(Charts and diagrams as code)
━━━━━━━━━━━━━━━━━━━━━━━━━━━━━━
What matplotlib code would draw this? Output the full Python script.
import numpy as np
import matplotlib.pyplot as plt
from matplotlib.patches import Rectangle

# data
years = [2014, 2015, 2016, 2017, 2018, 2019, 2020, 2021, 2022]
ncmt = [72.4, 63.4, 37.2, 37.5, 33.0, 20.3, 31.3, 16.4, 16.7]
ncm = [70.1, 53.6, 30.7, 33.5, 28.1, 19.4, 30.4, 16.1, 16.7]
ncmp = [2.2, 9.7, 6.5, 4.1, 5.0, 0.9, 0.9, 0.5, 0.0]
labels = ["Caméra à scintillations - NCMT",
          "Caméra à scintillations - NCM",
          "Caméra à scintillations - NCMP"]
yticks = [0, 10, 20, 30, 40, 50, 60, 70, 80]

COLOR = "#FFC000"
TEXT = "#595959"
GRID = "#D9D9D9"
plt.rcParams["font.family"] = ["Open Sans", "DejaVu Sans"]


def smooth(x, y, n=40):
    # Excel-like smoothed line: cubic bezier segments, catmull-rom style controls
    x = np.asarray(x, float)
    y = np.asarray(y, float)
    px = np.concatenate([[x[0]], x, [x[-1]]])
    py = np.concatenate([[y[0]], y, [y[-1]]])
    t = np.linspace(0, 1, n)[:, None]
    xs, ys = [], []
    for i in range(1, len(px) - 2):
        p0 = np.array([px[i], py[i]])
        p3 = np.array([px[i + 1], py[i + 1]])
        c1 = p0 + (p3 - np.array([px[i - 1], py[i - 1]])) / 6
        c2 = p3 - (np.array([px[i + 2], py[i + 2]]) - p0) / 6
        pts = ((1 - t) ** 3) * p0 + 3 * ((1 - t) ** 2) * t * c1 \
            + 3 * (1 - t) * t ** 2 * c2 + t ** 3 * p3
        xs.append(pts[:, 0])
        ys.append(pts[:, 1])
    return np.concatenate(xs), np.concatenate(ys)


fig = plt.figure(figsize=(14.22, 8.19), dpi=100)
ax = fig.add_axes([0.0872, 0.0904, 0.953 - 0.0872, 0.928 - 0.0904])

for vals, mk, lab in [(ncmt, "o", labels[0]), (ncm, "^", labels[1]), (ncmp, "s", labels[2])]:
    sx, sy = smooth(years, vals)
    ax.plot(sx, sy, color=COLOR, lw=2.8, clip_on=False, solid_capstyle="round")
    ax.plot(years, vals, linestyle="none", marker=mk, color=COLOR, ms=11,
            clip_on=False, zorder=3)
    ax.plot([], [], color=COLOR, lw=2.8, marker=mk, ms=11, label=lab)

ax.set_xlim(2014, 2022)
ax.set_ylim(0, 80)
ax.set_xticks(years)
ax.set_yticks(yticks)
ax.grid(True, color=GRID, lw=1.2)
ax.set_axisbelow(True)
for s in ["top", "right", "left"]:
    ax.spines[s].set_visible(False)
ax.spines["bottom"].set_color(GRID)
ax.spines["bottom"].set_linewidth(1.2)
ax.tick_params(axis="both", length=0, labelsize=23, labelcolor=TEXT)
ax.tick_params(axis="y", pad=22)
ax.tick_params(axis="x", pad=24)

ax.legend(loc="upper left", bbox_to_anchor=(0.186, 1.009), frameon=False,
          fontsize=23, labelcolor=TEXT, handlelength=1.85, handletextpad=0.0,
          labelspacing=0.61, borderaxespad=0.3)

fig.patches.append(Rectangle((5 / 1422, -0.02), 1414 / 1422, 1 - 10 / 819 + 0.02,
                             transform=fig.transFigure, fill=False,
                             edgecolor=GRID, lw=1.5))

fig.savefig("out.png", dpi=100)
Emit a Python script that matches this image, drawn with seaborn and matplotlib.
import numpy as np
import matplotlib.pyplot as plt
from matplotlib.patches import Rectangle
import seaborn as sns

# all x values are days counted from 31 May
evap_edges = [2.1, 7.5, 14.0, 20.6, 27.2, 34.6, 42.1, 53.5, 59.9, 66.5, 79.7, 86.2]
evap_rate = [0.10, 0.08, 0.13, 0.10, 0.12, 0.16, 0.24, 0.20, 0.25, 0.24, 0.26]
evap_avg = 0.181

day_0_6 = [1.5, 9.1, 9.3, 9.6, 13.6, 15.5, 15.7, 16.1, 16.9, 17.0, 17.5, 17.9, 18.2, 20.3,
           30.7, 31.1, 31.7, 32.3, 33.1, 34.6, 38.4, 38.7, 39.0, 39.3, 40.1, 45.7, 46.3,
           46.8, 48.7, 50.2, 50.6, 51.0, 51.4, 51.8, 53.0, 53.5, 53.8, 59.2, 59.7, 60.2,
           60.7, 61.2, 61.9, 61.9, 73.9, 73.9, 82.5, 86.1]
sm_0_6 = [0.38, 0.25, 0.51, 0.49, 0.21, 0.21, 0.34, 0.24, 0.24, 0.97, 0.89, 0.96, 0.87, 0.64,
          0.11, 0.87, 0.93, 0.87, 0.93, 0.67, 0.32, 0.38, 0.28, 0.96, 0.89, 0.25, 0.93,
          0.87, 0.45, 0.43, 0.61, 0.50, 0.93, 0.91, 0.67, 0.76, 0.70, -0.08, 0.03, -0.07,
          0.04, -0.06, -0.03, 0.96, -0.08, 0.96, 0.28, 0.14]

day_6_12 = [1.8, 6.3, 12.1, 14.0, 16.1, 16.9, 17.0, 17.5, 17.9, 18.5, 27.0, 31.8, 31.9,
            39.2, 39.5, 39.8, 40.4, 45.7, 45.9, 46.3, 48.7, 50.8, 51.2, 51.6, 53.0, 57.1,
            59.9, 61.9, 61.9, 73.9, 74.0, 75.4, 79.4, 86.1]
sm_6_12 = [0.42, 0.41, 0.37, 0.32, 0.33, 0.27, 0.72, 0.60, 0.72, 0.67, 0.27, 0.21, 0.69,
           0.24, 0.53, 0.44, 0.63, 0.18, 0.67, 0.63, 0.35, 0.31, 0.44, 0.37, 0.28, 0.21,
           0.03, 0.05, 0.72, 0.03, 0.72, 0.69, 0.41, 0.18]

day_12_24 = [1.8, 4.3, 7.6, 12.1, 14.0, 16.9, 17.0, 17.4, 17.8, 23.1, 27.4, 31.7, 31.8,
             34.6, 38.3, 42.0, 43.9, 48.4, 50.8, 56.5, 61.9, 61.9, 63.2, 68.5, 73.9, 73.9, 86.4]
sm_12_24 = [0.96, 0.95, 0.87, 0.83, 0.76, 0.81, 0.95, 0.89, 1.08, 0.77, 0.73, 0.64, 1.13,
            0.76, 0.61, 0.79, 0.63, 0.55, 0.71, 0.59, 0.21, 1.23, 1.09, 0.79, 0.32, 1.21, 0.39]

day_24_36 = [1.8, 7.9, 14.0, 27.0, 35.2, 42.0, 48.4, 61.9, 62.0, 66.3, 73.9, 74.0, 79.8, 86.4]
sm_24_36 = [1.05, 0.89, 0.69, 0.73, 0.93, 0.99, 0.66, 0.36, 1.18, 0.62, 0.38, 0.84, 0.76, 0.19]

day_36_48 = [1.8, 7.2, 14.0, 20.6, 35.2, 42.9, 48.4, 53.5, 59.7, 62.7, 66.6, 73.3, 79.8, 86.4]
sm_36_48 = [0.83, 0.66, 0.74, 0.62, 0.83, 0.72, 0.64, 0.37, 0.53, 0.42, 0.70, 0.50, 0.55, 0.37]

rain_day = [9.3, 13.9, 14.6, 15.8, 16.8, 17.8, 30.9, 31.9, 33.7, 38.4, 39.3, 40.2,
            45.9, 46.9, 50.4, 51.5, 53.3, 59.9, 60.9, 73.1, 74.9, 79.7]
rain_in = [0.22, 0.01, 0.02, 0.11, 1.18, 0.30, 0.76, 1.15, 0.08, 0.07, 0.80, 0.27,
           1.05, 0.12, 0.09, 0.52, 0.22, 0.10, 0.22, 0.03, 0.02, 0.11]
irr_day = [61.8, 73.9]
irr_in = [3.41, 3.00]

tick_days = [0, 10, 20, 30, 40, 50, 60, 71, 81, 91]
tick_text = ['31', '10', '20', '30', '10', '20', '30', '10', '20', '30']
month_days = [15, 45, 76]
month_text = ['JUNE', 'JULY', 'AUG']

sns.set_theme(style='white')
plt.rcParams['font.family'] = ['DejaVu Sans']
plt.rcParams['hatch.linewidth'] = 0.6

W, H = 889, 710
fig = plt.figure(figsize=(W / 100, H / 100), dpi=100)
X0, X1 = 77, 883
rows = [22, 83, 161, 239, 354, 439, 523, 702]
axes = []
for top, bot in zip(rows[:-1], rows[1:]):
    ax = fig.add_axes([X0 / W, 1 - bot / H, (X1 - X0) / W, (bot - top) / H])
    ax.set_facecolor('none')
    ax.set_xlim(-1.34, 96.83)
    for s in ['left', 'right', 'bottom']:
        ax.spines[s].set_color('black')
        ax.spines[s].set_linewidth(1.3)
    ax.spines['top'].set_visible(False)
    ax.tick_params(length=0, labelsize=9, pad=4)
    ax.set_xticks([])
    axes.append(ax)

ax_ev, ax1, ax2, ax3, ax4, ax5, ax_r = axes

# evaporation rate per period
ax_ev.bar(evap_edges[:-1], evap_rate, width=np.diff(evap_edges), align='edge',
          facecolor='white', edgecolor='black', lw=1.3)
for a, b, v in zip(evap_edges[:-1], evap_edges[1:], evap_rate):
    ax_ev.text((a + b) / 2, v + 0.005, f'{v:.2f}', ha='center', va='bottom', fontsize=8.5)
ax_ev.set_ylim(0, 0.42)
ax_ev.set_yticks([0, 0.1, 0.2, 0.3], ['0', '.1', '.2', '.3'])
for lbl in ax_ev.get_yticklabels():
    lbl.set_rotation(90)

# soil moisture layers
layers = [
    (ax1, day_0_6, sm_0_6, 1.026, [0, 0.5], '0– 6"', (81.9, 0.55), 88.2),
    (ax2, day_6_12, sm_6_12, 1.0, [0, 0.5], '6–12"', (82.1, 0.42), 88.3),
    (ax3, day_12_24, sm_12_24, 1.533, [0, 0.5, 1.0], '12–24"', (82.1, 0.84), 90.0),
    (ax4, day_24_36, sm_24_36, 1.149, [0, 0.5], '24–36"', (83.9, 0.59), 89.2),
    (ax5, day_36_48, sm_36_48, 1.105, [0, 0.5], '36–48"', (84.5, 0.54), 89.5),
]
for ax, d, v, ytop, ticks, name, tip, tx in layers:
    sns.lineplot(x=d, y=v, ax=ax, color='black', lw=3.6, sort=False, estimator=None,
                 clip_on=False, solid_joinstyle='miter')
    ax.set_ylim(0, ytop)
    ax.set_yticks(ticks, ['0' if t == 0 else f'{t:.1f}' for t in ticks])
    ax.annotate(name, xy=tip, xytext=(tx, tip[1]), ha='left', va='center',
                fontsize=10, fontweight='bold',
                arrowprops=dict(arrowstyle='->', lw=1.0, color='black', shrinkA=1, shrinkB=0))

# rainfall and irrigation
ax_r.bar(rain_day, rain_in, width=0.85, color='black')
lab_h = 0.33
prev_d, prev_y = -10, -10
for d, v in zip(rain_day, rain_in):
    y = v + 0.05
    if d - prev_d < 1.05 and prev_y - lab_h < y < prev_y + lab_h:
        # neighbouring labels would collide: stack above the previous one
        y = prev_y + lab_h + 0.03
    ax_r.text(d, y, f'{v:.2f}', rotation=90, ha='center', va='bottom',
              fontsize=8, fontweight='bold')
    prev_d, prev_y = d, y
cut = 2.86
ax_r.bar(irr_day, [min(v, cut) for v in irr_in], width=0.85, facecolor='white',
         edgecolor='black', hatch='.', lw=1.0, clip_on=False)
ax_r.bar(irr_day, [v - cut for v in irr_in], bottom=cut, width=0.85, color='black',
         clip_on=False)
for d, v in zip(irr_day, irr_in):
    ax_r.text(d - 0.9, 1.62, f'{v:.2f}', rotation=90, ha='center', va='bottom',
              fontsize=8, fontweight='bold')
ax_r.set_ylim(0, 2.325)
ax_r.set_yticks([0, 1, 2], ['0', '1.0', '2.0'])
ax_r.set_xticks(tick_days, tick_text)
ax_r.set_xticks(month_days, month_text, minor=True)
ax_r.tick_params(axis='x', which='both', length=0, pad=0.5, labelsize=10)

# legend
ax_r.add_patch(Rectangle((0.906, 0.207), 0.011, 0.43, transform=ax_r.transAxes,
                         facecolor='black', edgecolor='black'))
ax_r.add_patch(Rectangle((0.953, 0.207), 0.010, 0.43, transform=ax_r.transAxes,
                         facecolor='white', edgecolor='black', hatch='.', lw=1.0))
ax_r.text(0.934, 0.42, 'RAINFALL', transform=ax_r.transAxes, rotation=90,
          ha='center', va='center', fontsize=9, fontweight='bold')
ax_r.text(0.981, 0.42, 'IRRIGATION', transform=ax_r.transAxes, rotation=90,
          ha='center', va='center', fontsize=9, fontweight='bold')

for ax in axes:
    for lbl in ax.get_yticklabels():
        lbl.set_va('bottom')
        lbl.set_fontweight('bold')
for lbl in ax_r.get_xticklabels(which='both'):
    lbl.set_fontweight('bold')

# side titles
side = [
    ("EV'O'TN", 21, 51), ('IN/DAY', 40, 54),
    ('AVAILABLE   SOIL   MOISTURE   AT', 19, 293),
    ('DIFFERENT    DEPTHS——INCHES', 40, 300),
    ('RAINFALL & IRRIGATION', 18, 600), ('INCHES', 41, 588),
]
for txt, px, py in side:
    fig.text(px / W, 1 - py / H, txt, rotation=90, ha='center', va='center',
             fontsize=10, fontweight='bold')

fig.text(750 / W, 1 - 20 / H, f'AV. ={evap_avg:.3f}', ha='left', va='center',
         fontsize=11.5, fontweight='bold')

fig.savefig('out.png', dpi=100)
━━━━━━━━━━━━━━━━━━━━━━━━━━━━━━
To be done:
Word for word, please print every line from the beginning of the records to the line bearing "return np.concatenate(xs), np.concatenate(ys)", counting both ends and stopping there.

Solution:
What matplotlib code would draw this? Output the full Python script.
import numpy as np
import matplotlib.pyplot as plt
from matplotlib.patches import Rectangle

# data
years = [2014, 2015, 2016, 2017, 2018, 2019, 2020, 2021, 2022]
ncmt = [72.4, 63.4, 37.2, 37.5, 33.0, 20.3, 31.3, 16.4, 16.7]
ncm = [70.1, 53.6, 30.7, 33.5, 28.1, 19.4, 30.4, 16.1, 16.7]
ncmp = [2.2, 9.7, 6.5, 4.1, 5.0, 0.9, 0.9, 0.5, 0.0]
labels = ["Caméra à scintillations - NCMT",
          "Caméra à scintillations - NCM",
          "Caméra à scintillations - NCMP"]
yticks = [0, 10, 20, 30, 40, 50, 60, 70, 80]

COLOR = "#FFC000"
TEXT = "#595959"
GRID = "#D9D9D9"
plt.rcParams["font.family"] = ["Open Sans", "DejaVu Sans"]


def smooth(x, y, n=40):
    # Excel-like smoothed line: cubic bezier segments, catmull-rom style controls
    x = np.asarray(x, float)
    y = np.asarray(y, float)
    px = np.concatenate([[x[0]], x, [x[-1]]])
    py = np.concatenate([[y[0]], y, [y[-1]]])
    t = np.linspace(0, 1, n)[:, None]
    xs, ys = [], []
    for i in range(1, len(px) - 2):
        p0 = np.array([px[i], py[i]])
        p3 = np.array([px[i + 1], py[i + 1]])
        c1 = p0 + (p3 - np.array([px[i - 1], py[i - 1]])) / 6
        c2 = p3 - (np.array([px[i + 2], py[i + 2]]) - p0) / 6
        pts = ((1 - t) ** 3) * p0 + 3 * ((1 - t) ** 2) * t * c1 \
            + 3 * (1 - t) * t ** 2 * c2 + t ** 3 * p3
        xs.append(pts[:, 0])
        ys.append(pts[:, 1])
    return np.concatenate(xs), np.concatenate(ys)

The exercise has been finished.